Exercise aim: From the material below, list every line containing "this".

Items:
####

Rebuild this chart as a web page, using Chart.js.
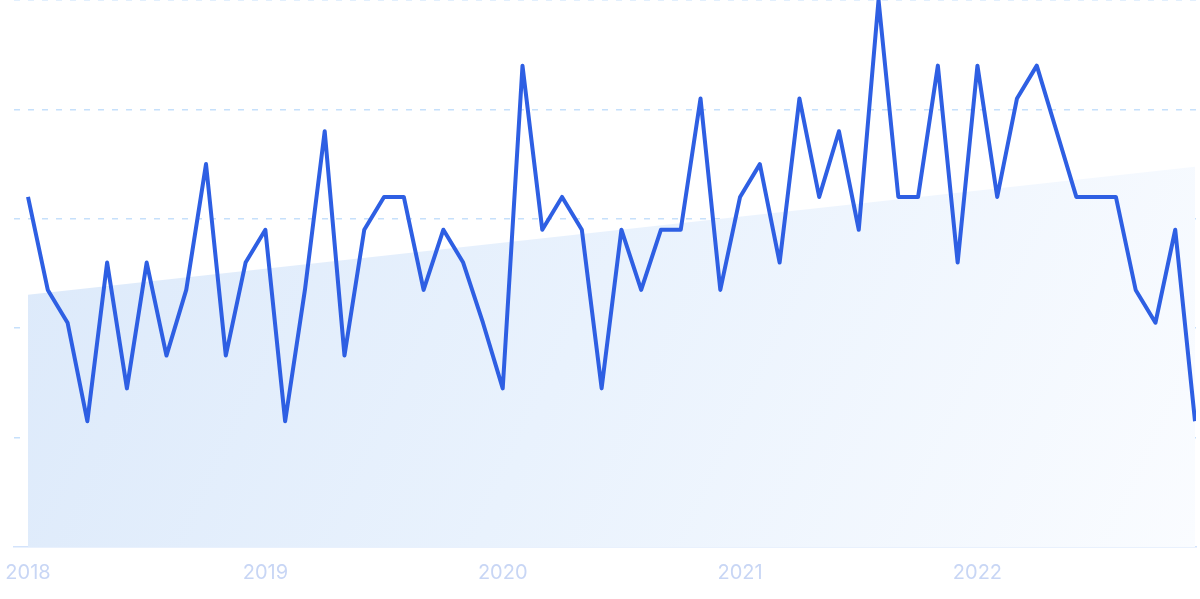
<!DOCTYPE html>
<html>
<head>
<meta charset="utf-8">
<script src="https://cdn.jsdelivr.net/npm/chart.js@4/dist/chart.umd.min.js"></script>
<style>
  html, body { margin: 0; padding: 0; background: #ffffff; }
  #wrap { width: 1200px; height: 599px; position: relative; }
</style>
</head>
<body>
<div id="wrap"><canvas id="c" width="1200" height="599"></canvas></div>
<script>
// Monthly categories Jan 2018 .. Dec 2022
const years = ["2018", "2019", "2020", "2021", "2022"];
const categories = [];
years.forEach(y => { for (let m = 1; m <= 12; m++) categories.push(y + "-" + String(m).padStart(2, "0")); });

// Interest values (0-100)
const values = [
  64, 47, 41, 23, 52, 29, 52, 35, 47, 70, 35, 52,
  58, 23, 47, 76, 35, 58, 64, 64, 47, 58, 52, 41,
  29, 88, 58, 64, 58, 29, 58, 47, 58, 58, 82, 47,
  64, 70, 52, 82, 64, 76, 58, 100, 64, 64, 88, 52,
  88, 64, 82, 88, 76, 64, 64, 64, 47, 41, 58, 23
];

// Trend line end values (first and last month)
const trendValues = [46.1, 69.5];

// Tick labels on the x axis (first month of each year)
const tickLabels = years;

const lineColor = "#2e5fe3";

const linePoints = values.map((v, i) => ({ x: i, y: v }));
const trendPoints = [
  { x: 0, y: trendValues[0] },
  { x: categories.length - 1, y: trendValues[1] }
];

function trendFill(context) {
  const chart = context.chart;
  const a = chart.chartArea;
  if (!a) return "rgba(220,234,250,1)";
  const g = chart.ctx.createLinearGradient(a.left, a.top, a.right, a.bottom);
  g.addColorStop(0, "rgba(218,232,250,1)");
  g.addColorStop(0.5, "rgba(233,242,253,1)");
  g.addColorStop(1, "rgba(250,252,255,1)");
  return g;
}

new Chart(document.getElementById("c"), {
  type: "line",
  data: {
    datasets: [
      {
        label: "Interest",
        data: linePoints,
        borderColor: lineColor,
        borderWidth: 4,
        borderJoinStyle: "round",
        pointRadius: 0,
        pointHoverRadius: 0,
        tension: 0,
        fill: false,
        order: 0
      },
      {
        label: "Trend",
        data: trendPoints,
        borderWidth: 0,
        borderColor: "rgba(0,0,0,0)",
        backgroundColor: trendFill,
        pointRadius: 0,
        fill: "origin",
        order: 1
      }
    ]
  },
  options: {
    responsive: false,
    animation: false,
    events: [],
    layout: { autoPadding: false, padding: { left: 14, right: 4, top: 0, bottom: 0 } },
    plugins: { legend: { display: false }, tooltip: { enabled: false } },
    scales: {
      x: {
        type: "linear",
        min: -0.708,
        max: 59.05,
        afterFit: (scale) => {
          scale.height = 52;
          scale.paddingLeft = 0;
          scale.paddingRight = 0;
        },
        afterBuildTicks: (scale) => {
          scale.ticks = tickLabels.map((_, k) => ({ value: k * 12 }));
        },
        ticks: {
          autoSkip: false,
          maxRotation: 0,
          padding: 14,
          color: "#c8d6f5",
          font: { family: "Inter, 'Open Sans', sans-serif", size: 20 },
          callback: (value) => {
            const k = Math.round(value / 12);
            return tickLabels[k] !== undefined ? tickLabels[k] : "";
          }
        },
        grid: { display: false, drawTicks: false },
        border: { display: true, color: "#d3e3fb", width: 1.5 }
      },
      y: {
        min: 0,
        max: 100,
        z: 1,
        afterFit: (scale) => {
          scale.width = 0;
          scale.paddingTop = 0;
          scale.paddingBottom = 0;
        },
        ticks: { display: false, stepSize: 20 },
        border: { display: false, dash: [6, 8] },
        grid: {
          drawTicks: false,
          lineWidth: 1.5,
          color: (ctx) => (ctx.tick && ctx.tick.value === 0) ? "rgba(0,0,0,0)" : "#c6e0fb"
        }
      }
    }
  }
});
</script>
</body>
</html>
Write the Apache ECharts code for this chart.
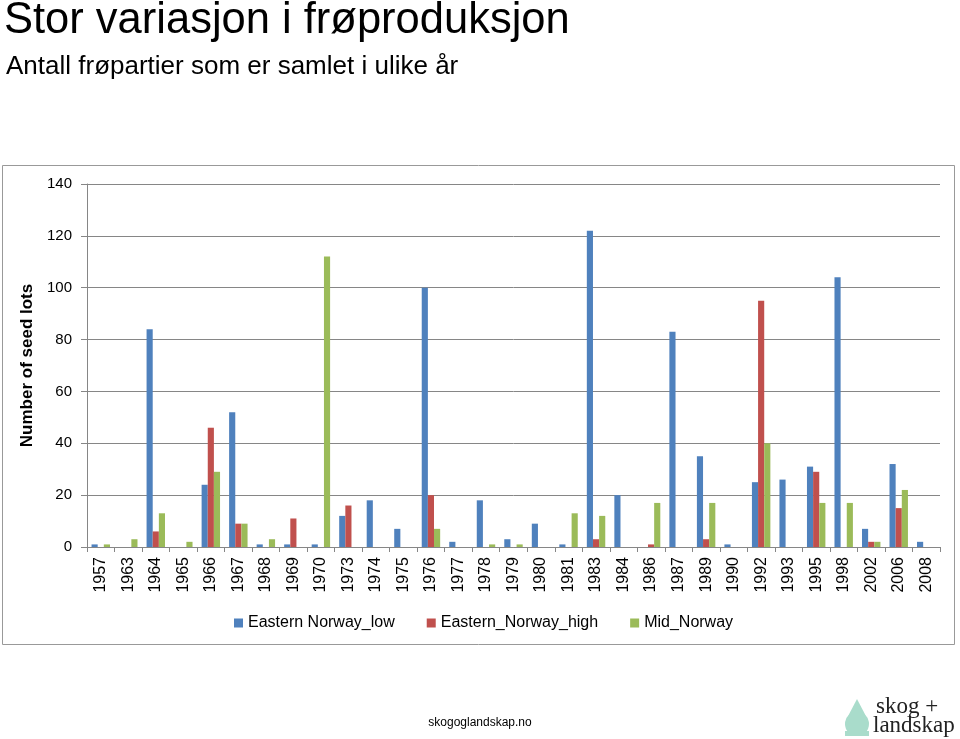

####

Full response:
Rebuild this chart as a web page, using Chart.js.
Write the Apache ECharts code for this chart.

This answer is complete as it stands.